JPMorgan acquired Frank for $175 million in September 2021, but sued Javice in December, claiming she vastly exaggerated the platform’s customer base in an attempt to persuade the bank to make a deal. The bank asserts Javice then created fake student accounts to back up her claims.
In pitch materials and verbal presentations, Javice claimed Frank had 4.25 million users, but the platform’s actual customer base numbered fewer than 300,000, JPMorgan said in its suit.
Javice has denied the allegations, and sued JPMorgan in Delaware Chancery Court, alleging the bank launched an internal investigation of the Frank deal and later fired her from her role as head of student solutions to get out of paying her a $20 million retention bonus.

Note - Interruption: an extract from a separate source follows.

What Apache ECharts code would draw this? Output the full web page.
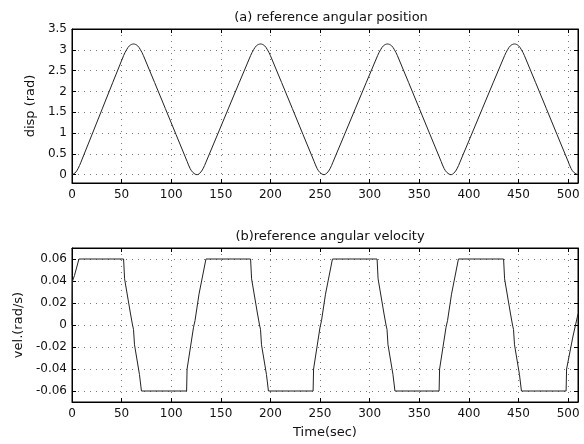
<!DOCTYPE html>
<html>
<head>
<meta charset="utf-8">
<script src="https://cdn.jsdelivr.net/npm/echarts@6/dist/echarts.min.js"></script>
<style>html,body{margin:0;padding:0;background:#fff}#c{width:584px;height:444px}</style>
</head>
<body>
<div id="c"></div>
<script>
// ---- data ----
const xTicks = [0, 50, 100, 150, 200, 250, 300, 350, 400, 450, 500];
const posTicks = [0, 0.5, 1, 1.5, 2, 2.5, 3, 3.5];
const velTicks = [-0.06, -0.04, -0.02, 0, 0.02, 0.04, 0.06];

const posT = [0,3,6,9,52,55,58,62,66,69,72,116,119,122,126,
  129,132,135,180,183,186,190,194,197,200,244,247,250,254,
  257,260,263,308,311,314,318,322,325,328,372,375,378,382,
  385,388,391,436,439,442,446,450,453,456,500,503,506,510];
const posV = [0,0.04,0.14,0.3,2.86,3.0,3.1,3.14,3.1,3.0,2.86,0.32,0.15,0.05,0,
  0.04,0.14,0.3,2.86,3.0,3.1,3.14,3.1,3.0,2.86,0.32,0.15,0.05,0,
  0.04,0.14,0.3,2.86,3.0,3.1,3.14,3.1,3.0,2.86,0.32,0.15,0.05,0,
  0.04,0.14,0.3,2.86,3.0,3.1,3.14,3.1,3.0,2.86,0.32,0.15,0.05,0];

const velT = [0,0.5,2.5,7,
  52,53,59,61,62,63,68,70,
  115.5,116,122.5,124,128,135,
  180,181,187,189,190,191,196,198,
  243,243.5,250,251.5,255.5,262.5,
  307.5,308.5,314.5,316.5,317.5,318.5,323.5,325.5,
  370,370.5,377,378.5,382.5,389.5,
  435,436,442,444,445,446,451,453,
  498,498.5,505,510];
const velV = [0,0.04,0.045,0.06,
  0.06,0.042,0.01,0,-0.004,-0.018,-0.045,-0.06,
  -0.06,-0.04,-0.002,0.004,0.028,0.06,
  0.06,0.042,0.01,0,-0.004,-0.018,-0.045,-0.06,
  -0.06,-0.04,-0.002,0.004,0.028,0.06,
  0.06,0.042,0.01,0,-0.004,-0.018,-0.045,-0.06,
  -0.06,-0.04,-0.002,0.004,0.028,0.06,
  0.06,0.042,0.01,0,-0.004,-0.018,-0.045,-0.06,
  -0.06,-0.04,-0.01,0.01];

const FONT = 'DejaVu Sans';
const txt = {color: '#111', fontFamily: FONT, fontSize: 12};
const pos = posT.map((t, i) => [t, posV[i]]);
const vel = velT.map((t, i) => [t, velV[i]]);

function xAx(gi, showLabel, name) {
  return {
    type: 'value', gridIndex: gi, min: 0, max: 510,
    name: name || '', nameLocation: 'middle', nameGap: 24,
    nameTextStyle: {...txt, fontSize: 13},
    axisLine: {show: true, onZero: false, lineStyle: {color: '#000'}},
    axisTick: {show: true, inside: true, length: 4, customValues: xTicks, lineStyle: {color: '#000'}},
    axisLabel: {show: showLabel, customValues: xTicks, margin: 6, ...txt},
    splitLine: {show: true, lineStyle: {type: [1, 5], color: '#777', width: 1}}
  };
}
function xTop(gi) {
  return {
    type: 'value', gridIndex: gi, min: 0, max: 510, position: 'top',
    axisLine: {show: true, onZero: false, lineStyle: {color: '#000'}},
    axisTick: {show: true, inside: true, length: 4, customValues: xTicks, lineStyle: {color: '#000'}},
    axisLabel: {show: false}, splitLine: {show: false}
  };
}
function yAx(gi, min, max, ticks, name, gap, fmt) {
  return {
    type: 'value', gridIndex: gi, min: min, max: max,
    name: name, nameLocation: 'middle', nameGap: gap, nameTextStyle: {...txt, fontSize: 13},
    axisLine: {show: true, onZero: false, lineStyle: {color: '#000'}},
    axisTick: {show: true, inside: true, length: 4, customValues: ticks, lineStyle: {color: '#000'}},
    axisLabel: {show: true, customValues: ticks, margin: 5, formatter: fmt, ...txt},
    splitLine: {show: true, lineStyle: {type: [1, 5], color: '#777', width: 1}}
  };
}
function yRight(gi, min, max, ticks) {
  return {
    type: 'value', gridIndex: gi, min: min, max: max, position: 'right',
    axisLine: {show: true, onZero: false, lineStyle: {color: '#000'}},
    axisTick: {show: true, inside: true, length: 4, customValues: ticks, lineStyle: {color: '#000'}},
    axisLabel: {show: false}, splitLine: {show: false}
  };
}

const chart = echarts.init(document.getElementById('c'), null, {renderer: 'canvas'});
chart.setOption({
  backgroundColor: '#fff',
  animation: false,
  title: [
    {text: '(a) reference angular position', left: 326, top: 6, textAlign: 'center',
     textStyle: {fontFamily: FONT, fontSize: 13, fontWeight: 'normal', color: '#111'}},
    {text: '(b)reference angular velocity', left: 325, top: 225, textAlign: 'center',
     textStyle: {fontFamily: FONT, fontSize: 13, fontWeight: 'normal', color: '#111'}}
  ],
  grid: [
    {left: 72, top: 29, width: 506, height: 154, show: true, borderColor: '#000', borderWidth: 1},
    {left: 72, top: 248, width: 506, height: 154, show: true, borderColor: '#000', borderWidth: 1}
  ],
  xAxis: [xAx(0, true), xAx(1, true, 'Time(sec)'), xTop(0), xTop(1)],
  yAxis: [
    yAx(0, -0.2, 3.5, posTicks, 'disp (rad)', 34, v => String(v)),
    yAx(1, -0.07, 0.07, velTicks, 'vel.(rad/s)', 46, v => {
      const r = Math.round(v * 100) / 100;
      return r === 0 ? '0' : r.toFixed(2);
    }),
    yRight(0, -0.2, 3.5, posTicks),
    yRight(1, -0.07, 0.07, velTicks)
  ],
  series: [
    {type: 'line', xAxisIndex: 0, yAxisIndex: 0, data: pos, showSymbol: false, smooth: 0.35,
     lineStyle: {color: '#222', width: 1}},
    {type: 'line', xAxisIndex: 1, yAxisIndex: 1, data: vel, showSymbol: false,
     lineStyle: {color: '#222', width: 1}}
  ]
});
</script>
</body>
</html>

The Justice Department and Securities and Exchange Commission last month charged Javice on four counts. Javice has been in talks with prosecutors to settle the charges, according to a May 4 court filing seen by Bloomberg.
Javice’s case has seen at least two notable twists during her time in custody. Javice agreed, as part of the case, not to contact JPMorgan employees, but a magistrate judge later allowed her to be in touch with certain bank workers because the bank held her mortgage.
In another misfortune, Javice — shortly after JPMorgan put her on administrative leave — moved her money out of accounts with the bank because she “no longer wanted to bank with an entity that was retaliating against her,” she said last month.
But she transferred her money to Signature Bank, which would fail in March.
“As it happened, that timing was ill-fated,” Javice’s lawyer said, according to Bloomberg.